Role of Market Mechanisms:
Both systems incorporate market mechanisms to determine the allocation of goods and services. While mixed economies rely on market forces to a significant extent, market socialism also utilizes markets for pricing and resource allocation.
Both systems involve government intervention in the economy. In a mixed economy, the government plays a role in regulating markets, providing social welfare programs, and ensuring fair competition. Market socialism, too, requires strong government involvement in terms of planning, coordination, and policy implementation.
Social Welfare Programs:
Both mixed economy and market socialism include social welfare programs to support citizens and provide essential services such as healthcare, education, and social security.
Balance of Public and Private Sectors:
Both systems strike a balance between private and public sectors in economic activity. While private enterprises play a significant role in both systems, there is also a presence of public or socially owned entities.
Efficiency and Equity Considerations:
Both mixed economy and market socialism aim to address efficiency and equity concerns. They seek to promote economic growth and efficiency while also addressing income inequality and social welfare.
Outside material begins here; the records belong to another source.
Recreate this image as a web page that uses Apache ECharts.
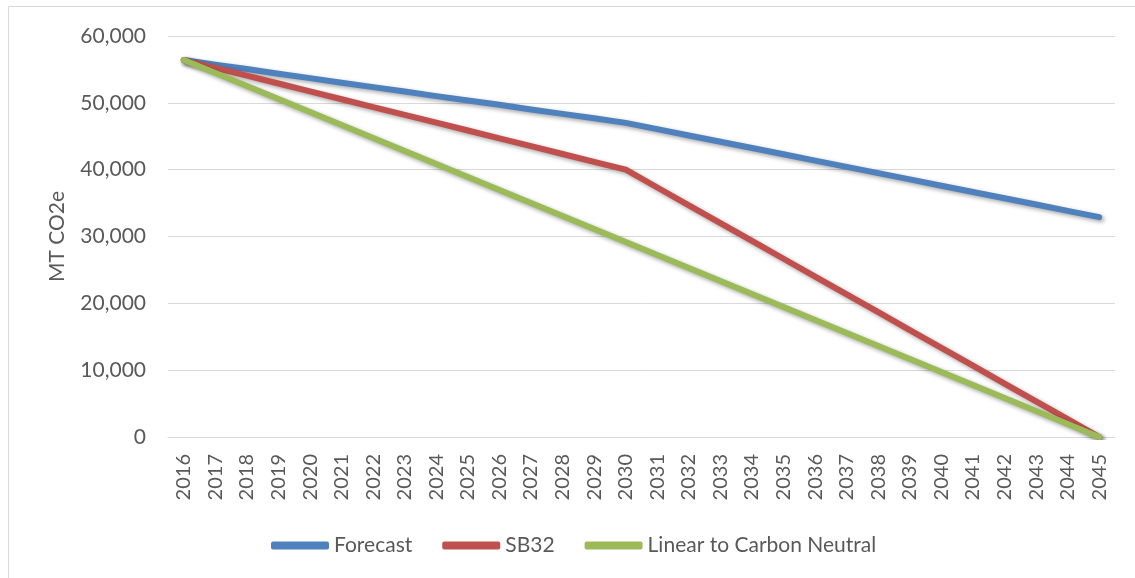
<!DOCTYPE html>
<html>
<head>
<meta charset="utf-8">
<script src="https://cdn.jsdelivr.net/npm/echarts@6/dist/echarts.min.js"></script>
<style>
html,body{margin:0;padding:0;background:#fff;}
#c{width:1135px;height:578px;}
</style>
</head>
<body>
<div id="c"></div>
<script>
const years = ['2016','2017','2018','2019','2020','2021','2022','2023','2024','2025','2026','2027','2028','2029','2030','2031','2032','2033','2034','2035','2036','2037','2038','2039','2040','2041','2042','2043','2044','2045'];
const forecast = [56400,55700,55050,54350,53700,53000,52350,51700,51000,50350,49700,49000,48350,47700,47000,46060,45120,44180,43240,42300,41360,40420,39480,38540,37600,36660,35720,34780,33840,32900];
const sb32 = [56400,55230,54060,52890,51710,50540,49370,48200,47030,45860,44690,43510,42340,41170,40000,37330,34670,32000,29330,26670,24000,21330,18670,16000,13330,10670,8000,5330,2670,0];
const linear = [56400,54455,52510,50566,48621,46676,44731,42786,40841,38897,36952,35007,33062,31117,29172,27228,25283,23338,21393,19448,17503,15559,13614,11669,9724,7779,5834,3890,1945,0];
const seriesNames = ['Forecast','SB32','Linear to Carbon Neutral'];
const colors = ['#4F81BD','#C0504D','#9BBB59'];

const chart = echarts.init(document.getElementById('c'));
const font = 'Lato, "Open Sans", sans-serif';
function mk(name, data, color){
  return {
    name: name, type: 'line', data: data, symbol: 'none', smooth: false,
    lineStyle: {width: 6, color: color, cap: 'round', join: 'round',
      shadowColor: 'rgba(0,0,0,0.35)', shadowBlur: 4, shadowOffsetX: 2, shadowOffsetY: 2},
    itemStyle: {color: color}
  };
}
chart.setOption({
  animation: false,
  color: colors,
  graphic: [
    {type:'line', shape:{x1:8.5, y1:6.5, x2:1135, y2:6.5}, style:{stroke:'#d9d9d9', lineWidth:1}, silent:true},
    {type:'line', shape:{x1:8.5, y1:6.5, x2:8.5, y2:578}, style:{stroke:'#d9d9d9', lineWidth:1}, silent:true}
  ],
  grid: {left: 168, right: 20, top: 36, bottom: 141},
  legend: {
    left: 266, top: 530, itemWidth: 58, itemHeight: 8, itemGap: 30, icon: 'roundRect',
    textStyle: {fontFamily: font, fontSize: 21, color: '#595959'},
    data: seriesNames
  },
  xAxis: {
    type: 'category', data: years, boundaryGap: true,
    axisLine: {lineStyle: {color: '#d9d9d9', width: 1}},
    axisTick: {show: false},
    axisLabel: {rotate: 90, interval: 0, margin: 17, fontFamily: font, fontSize: 20, color: '#595959'}
  },
  yAxis: {
    type: 'value', min: 0, max: 60000, interval: 10000,
    name: 'MT CO2e', nameLocation: 'middle', nameGap: 100,
    nameTextStyle: {fontFamily: font, fontSize: 21, color: '#595959'},
    axisLine: {show: false}, axisTick: {show: false},
    splitLine: {lineStyle: {color: '#d9d9d9', width: 1}},
    axisLabel: {margin: 22, fontFamily: font, fontSize: 21, color: '#595959',
      formatter: v => v.toLocaleString('en-US')}
  },
  series: [mk(seriesNames[0], forecast, colors[0]), mk(seriesNames[1], sb32, colors[1]), mk(seriesNames[2], linear, colors[2])]
});
</script>
</body>
</html>
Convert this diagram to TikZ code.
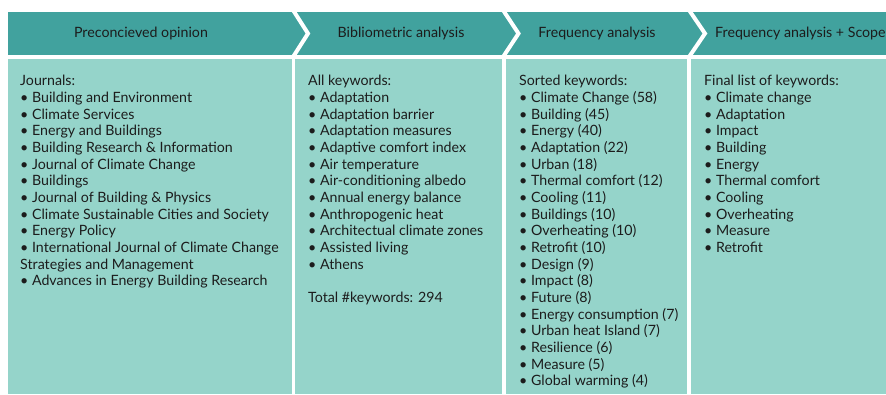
\documentclass[tikz,border=0pt]{standalone}
\usepackage{fontspec}
\setmainfont{Lato}
\definecolor{headteal}{HTML}{41A29E}
\definecolor{panelteal}{HTML}{95D4CA}
\definecolor{txt}{HTML}{1C1C1C}
\begin{document}
\begin{tikzpicture}[x=1pt,y=-1pt,
  hdr/.style={font=\fontsize{14.2}{16}\selectfont, text=txt, inner sep=0pt},
  item/.style={font=\fontsize{14.2}{16}\selectfont, text=txt, inner sep=0pt, anchor=base west},
  sep/.style={draw=white, line width=4pt}]
\useasboundingbox (0,0) rectangle (886,394);
% header band and panels
\fill[headteal] (8,12) rectangle (886,55);
\fill[panelteal] (8,58.5) rectangle (886,394);
% panel separators
\draw[white, line width=3.5pt] (293.5,57) -- (293.5,394);
\draw[white, line width=3.5pt] (504,57) -- (504,394);
\draw[white, line width=3.5pt] (689,57) -- (689,394);
% chevrons
\draw[sep, line join=miter] (293,10) -- (308,33.5) -- (293,57);
\draw[sep, line join=miter] (503,10) -- (518.5,33.5) -- (503,57);
\draw[sep, line join=miter] (689,10) -- (705,33.5) -- (689,57);
% header texts
\node[hdr] (h1) at (141,33.5) {Preconcieved opinion};
\node[hdr] (h2) at (401,33.5) {Bibliometric analysis};
\node[hdr] (h3) at (597,33.5) {Frequency analysis};
\node[hdr, anchor=west] (h4) at (715,33.5) {Frequency analysis + Scope};
% panel 1
\foreach \t [count=\i from 0] in {Journals:,
  • Building and Environment,
  • Climate Services,
  • Energy and Buildings,
  • Building Research \& Information,
  • Journal of Climate Change,
  • Buildings,
  • Journal of Building \& Physics,
  • Climate Sustainable Cities and Society,
  • Energy Policy,
  • International Journal of Climate Change,
  Strategies and Management,
  • Advances in Energy Building Research}
  \node[item] (a\i) at (20,85.7+16.67*\i) {\t};
% panel 2
\foreach \t [count=\i from 0] in {All keywords:,
  • Adaptation,
  • Adaptation barrier,
  • Adaptation measures,
  • Adaptive comfort index,
  • Air temperature,
  • Air-conditioning albedo,
  • Annual energy balance,
  • Anthropogenic heat,
  • Architectual climate zones,
  • Assisted living,
  • Athens}
  \node[item] (b\i) at (308,85.7+16.67*\i) {\t};
\node[item] (btot) at (308,85.7+16.67*13) {Total \#keywords: 294};
% panel 3
\foreach \t [count=\i from 0] in {Sorted keywords:,
  • Climate Change (58),
  • Building (45),
  • Energy (40),
  • Adaptation (22),
  • Urban (18),
  • Thermal comfort (12),
  • Cooling (11),
  • Buildings (10),
  • Overheating (10),
  • Retrofit (10),
  • Design (9),
  • Impact (8),
  • Future (8),
  • Energy consumption (7),
  • Urban heat Island (7),
  • Resilience (6),
  • Measure (5),
  • Global warming (4)}
  \node[item] (c\i) at (519,85.7+16.67*\i) {\t};
% panel 4
\foreach \t [count=\i from 0] in {Final list of keywords:,
  • Climate change,
  • Adaptation,
  • Impact,
  • Building,
  • Energy,
  • Thermal comfort,
  • Cooling,
  • Overheating,
  • Measure,
  • Retrofit}
  \node[item] (d\i) at (704,85.7+16.67*\i) {\t};
\end{tikzpicture}
\end{document}
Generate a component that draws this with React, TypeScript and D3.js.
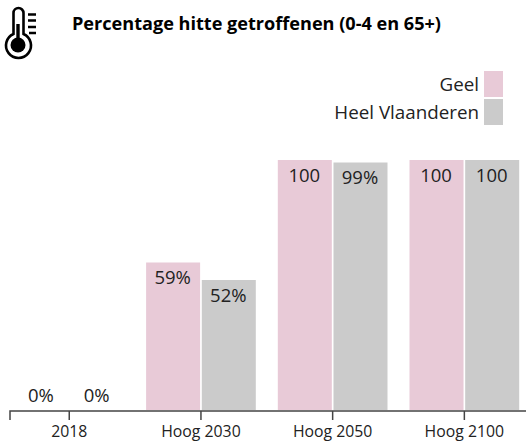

Innovation and Competition:
Both systems recognize the importance of innovation and competition. They allow for market competition and entrepreneurial activity, which can drive innovation and economic development.
In both systems, decision-making can be complex. In a mixed economy, decisions may involve collaboration between the private sector and the government, while in market socialism, decision-making often involves worker participation and collective deliberation.
Government Role in Infrastructure:
Both mixed economy and market socialism often involve government investments in public infrastructure and essential services.